• [WORK REQUIRED]: Each line containing the word "chart" must be reported.

-- start --

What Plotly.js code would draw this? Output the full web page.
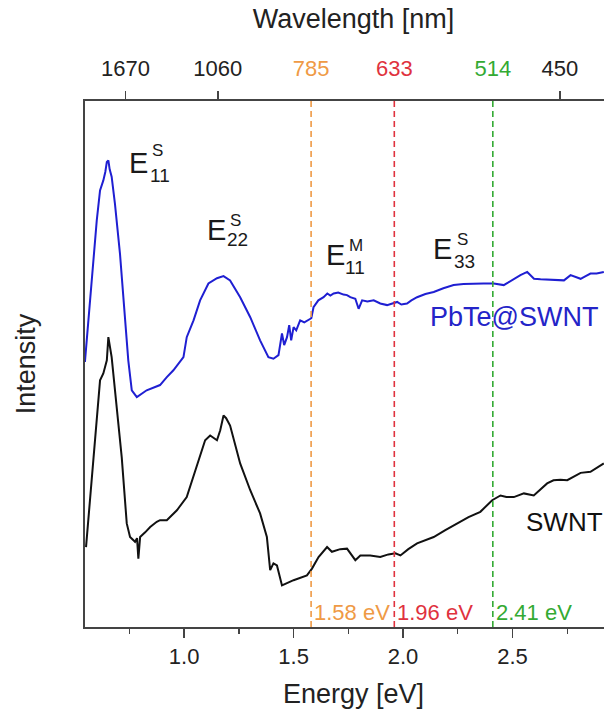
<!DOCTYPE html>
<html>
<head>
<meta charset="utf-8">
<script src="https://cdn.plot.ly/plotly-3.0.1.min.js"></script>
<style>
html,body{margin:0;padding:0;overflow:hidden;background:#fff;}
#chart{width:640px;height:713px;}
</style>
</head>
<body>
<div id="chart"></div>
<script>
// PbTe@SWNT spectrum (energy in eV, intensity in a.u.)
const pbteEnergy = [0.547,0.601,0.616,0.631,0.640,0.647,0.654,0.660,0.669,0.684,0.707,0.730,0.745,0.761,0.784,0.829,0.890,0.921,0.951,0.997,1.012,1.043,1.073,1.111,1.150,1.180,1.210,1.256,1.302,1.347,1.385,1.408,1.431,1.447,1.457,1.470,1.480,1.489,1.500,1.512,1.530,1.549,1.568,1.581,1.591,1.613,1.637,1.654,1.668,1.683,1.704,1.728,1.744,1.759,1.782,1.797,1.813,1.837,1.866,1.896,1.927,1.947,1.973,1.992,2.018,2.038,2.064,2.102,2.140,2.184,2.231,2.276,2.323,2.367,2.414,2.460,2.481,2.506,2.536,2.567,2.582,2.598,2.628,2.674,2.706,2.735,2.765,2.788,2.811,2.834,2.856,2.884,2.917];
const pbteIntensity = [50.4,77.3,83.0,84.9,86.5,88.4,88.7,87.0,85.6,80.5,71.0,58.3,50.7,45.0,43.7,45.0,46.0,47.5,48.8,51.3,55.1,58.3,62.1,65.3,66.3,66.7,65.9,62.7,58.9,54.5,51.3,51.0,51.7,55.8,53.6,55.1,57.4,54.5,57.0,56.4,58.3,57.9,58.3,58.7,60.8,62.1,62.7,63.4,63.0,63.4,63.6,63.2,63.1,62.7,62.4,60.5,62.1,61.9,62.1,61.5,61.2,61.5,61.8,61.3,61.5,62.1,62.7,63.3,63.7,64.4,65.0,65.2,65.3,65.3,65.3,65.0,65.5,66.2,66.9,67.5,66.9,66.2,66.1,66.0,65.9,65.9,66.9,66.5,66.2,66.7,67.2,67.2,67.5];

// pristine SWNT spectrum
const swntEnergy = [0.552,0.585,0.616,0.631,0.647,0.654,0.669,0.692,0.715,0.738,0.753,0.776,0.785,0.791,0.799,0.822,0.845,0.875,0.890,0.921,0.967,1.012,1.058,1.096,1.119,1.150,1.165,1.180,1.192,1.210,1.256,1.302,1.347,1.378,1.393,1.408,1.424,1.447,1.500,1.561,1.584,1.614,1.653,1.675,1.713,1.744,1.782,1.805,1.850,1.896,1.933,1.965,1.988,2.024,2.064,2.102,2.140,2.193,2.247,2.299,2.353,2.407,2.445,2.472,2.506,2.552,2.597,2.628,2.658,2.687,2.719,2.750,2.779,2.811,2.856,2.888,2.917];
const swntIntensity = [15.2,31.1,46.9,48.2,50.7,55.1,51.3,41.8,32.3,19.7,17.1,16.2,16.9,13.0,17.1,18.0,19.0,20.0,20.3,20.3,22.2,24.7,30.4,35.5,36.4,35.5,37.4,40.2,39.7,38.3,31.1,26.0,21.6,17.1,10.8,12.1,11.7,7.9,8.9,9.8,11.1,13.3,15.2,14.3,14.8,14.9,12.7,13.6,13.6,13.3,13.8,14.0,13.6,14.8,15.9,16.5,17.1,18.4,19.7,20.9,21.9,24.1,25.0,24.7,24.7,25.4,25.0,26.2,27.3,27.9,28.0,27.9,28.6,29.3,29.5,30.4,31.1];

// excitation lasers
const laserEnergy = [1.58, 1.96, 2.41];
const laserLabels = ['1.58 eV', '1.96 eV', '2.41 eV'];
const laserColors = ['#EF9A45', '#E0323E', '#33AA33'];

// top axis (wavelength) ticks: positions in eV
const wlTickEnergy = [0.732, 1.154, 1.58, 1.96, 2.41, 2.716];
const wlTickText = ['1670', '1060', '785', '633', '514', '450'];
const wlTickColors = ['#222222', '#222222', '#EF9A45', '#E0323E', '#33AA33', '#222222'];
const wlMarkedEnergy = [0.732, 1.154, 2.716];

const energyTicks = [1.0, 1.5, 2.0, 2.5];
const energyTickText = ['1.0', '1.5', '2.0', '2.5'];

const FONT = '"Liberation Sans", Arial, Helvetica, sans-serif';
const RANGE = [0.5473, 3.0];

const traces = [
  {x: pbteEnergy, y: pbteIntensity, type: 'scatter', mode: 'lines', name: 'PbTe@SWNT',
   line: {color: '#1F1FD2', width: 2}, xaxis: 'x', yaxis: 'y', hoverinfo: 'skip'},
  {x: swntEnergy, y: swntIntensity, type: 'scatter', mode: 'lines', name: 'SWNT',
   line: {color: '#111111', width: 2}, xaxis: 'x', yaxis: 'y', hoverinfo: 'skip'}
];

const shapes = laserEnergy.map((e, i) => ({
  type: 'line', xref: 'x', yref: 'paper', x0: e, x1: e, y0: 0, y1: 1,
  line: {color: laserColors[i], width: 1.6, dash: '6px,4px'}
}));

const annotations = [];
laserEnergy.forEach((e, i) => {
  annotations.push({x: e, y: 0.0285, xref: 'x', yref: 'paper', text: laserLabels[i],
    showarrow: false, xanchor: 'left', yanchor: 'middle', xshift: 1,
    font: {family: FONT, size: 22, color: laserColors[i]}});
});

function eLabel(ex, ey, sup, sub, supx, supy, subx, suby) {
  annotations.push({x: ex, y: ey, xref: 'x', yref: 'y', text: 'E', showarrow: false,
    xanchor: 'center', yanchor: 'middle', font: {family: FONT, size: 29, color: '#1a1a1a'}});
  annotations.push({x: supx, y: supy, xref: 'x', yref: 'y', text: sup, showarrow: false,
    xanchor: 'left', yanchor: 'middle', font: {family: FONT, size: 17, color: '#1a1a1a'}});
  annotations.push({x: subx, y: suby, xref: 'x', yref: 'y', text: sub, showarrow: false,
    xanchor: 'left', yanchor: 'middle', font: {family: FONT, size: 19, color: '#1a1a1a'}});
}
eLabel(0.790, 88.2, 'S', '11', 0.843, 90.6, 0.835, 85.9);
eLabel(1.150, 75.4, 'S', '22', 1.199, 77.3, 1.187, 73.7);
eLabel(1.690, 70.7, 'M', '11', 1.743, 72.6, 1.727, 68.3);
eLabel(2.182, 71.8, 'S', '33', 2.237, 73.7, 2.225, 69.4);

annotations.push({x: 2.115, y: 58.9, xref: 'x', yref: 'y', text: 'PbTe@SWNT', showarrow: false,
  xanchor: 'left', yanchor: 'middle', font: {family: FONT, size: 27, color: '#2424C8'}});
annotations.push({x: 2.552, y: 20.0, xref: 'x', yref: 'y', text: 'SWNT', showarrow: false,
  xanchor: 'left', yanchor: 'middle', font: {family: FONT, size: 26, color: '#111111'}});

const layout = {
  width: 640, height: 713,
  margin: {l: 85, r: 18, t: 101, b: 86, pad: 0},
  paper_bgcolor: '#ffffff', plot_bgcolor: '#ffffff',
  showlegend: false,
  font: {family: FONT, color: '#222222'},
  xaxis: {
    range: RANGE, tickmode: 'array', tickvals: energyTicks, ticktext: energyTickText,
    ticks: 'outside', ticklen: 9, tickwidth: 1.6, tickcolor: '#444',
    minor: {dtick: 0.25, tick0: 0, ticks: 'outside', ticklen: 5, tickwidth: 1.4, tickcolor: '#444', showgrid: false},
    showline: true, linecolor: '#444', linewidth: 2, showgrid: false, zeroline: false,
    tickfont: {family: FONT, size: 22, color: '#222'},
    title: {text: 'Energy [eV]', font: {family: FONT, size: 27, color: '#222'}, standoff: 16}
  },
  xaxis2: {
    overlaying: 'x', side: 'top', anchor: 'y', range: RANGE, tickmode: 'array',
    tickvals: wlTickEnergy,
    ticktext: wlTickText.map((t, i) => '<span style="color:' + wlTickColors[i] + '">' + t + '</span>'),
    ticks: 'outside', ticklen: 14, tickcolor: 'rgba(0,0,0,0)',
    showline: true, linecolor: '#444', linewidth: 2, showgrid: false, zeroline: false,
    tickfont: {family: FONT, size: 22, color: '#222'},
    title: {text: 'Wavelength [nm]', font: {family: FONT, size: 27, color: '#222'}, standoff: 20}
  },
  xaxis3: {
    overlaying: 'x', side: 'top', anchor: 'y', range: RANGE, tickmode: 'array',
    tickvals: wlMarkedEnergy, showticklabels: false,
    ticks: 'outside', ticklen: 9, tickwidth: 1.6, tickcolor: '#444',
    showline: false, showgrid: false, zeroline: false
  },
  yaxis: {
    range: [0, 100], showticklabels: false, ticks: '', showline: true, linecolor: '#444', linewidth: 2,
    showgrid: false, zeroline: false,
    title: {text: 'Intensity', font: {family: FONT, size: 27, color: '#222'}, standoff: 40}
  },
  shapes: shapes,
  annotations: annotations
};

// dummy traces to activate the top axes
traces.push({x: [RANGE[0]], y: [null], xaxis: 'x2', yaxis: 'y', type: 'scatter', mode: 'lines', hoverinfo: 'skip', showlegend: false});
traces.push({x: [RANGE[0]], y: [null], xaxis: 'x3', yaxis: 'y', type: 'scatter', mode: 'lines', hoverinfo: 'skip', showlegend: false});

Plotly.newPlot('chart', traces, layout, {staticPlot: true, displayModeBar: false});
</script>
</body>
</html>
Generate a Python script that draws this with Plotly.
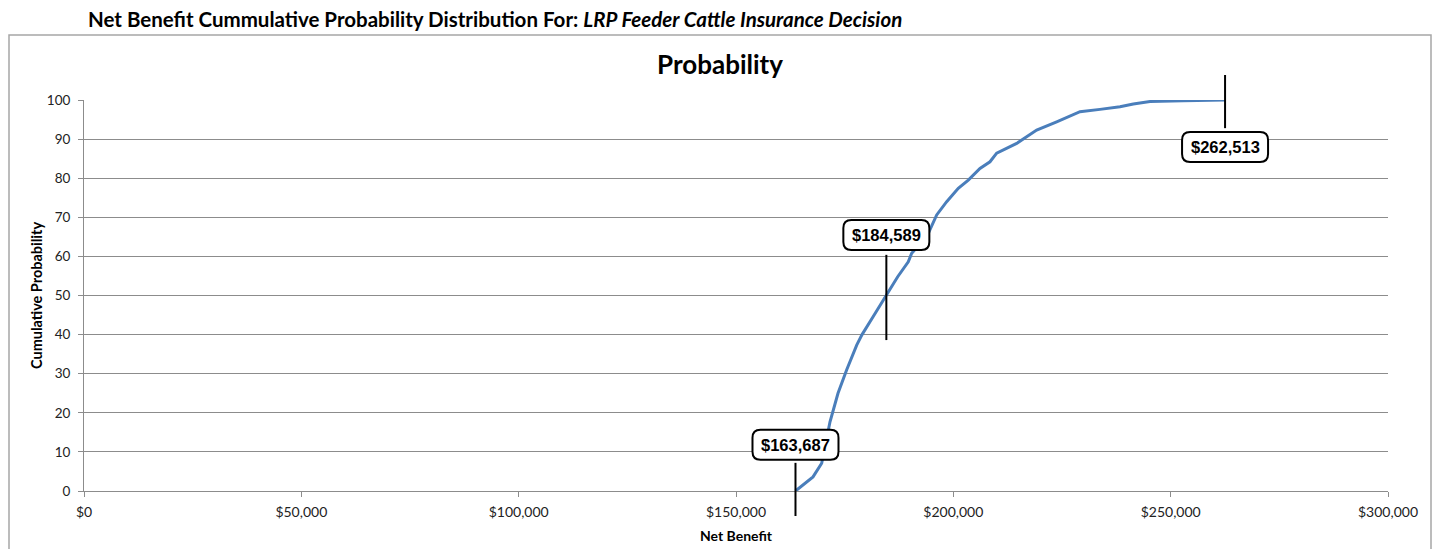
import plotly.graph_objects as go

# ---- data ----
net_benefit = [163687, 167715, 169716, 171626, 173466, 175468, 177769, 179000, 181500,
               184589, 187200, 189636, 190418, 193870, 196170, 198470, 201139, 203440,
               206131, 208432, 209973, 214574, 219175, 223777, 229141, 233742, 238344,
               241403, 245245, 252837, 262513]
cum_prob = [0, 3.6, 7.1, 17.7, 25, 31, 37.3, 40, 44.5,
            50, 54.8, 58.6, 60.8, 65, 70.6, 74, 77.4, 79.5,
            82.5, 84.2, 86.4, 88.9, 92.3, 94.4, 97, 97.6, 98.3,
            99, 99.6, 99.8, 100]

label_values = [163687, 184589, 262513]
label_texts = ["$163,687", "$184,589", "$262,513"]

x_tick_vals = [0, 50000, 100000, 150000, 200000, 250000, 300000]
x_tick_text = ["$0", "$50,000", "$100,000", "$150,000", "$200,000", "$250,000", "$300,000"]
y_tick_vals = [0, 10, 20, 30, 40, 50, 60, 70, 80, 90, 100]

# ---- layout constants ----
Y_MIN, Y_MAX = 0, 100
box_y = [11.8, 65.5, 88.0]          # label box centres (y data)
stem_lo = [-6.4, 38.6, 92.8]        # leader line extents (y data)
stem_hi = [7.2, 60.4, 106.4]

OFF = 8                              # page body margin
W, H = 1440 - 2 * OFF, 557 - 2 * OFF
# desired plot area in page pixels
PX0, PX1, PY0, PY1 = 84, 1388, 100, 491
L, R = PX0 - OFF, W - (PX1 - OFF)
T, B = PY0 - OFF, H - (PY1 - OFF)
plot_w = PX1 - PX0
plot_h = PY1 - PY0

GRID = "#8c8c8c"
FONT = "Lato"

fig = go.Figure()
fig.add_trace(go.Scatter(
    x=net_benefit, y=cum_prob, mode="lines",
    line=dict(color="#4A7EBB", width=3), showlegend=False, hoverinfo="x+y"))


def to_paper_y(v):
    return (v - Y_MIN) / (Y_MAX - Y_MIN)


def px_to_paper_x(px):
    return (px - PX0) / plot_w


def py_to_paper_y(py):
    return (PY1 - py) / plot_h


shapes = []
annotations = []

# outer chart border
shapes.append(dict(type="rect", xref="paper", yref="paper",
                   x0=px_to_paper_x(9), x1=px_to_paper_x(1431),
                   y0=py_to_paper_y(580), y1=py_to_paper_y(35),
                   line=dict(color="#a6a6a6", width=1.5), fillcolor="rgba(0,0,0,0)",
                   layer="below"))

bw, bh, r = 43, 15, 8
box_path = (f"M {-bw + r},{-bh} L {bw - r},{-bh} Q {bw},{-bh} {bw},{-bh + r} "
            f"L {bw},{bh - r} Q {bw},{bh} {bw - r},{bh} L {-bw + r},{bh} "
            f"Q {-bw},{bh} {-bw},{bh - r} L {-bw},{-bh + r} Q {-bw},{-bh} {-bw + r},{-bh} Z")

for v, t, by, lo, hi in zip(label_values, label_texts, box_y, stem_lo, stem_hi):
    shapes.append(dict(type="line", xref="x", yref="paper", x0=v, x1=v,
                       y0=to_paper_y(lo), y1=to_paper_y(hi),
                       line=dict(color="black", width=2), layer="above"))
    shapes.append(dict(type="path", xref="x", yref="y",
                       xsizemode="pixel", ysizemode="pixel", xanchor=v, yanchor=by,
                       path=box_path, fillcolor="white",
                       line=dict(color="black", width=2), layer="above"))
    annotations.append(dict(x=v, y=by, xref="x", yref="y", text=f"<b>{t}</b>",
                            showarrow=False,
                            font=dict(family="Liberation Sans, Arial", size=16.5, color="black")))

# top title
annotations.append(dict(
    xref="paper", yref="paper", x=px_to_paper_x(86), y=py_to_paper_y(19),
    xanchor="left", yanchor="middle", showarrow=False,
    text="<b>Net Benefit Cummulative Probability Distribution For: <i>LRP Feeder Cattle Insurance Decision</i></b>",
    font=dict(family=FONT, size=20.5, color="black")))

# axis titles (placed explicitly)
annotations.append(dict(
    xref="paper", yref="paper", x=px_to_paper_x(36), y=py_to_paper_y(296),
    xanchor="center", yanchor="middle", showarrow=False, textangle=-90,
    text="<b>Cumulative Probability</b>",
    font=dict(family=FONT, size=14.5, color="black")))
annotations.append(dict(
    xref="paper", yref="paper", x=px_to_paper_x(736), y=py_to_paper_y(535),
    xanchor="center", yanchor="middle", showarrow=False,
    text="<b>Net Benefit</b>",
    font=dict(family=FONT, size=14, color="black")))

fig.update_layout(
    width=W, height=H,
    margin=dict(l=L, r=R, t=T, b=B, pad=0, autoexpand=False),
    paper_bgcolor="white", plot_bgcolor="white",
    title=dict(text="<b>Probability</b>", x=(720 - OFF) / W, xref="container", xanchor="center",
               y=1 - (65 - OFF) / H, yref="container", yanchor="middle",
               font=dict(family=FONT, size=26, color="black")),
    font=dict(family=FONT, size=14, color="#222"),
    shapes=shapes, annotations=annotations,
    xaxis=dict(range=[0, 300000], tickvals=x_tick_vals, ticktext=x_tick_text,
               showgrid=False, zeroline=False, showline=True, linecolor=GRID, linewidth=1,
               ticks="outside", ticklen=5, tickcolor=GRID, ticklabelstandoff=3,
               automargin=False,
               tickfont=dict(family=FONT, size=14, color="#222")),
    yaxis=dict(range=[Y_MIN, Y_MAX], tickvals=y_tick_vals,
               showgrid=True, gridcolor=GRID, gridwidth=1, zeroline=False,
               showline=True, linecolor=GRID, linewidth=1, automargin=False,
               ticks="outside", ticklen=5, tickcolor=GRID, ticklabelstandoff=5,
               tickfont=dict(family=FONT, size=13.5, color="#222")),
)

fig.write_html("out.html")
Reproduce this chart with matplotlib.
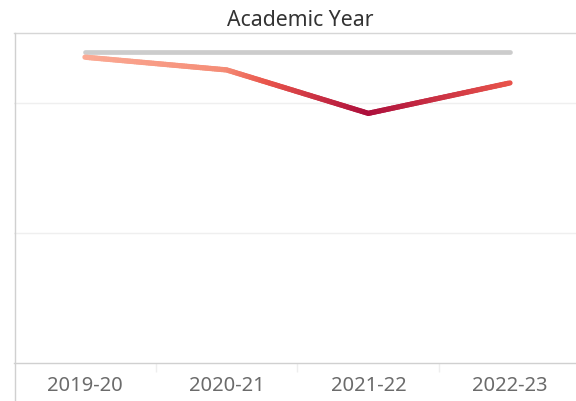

-- end --

• [EXERCISE OUTPUT]:
#chart{width:640px;height:713px;}
<div id="chart"></div>
Plotly.newPlot('chart', traces, layout, {staticPlot: true, displayModeBar: false});
# outer chart border
Reproduce this chart with matplotlib.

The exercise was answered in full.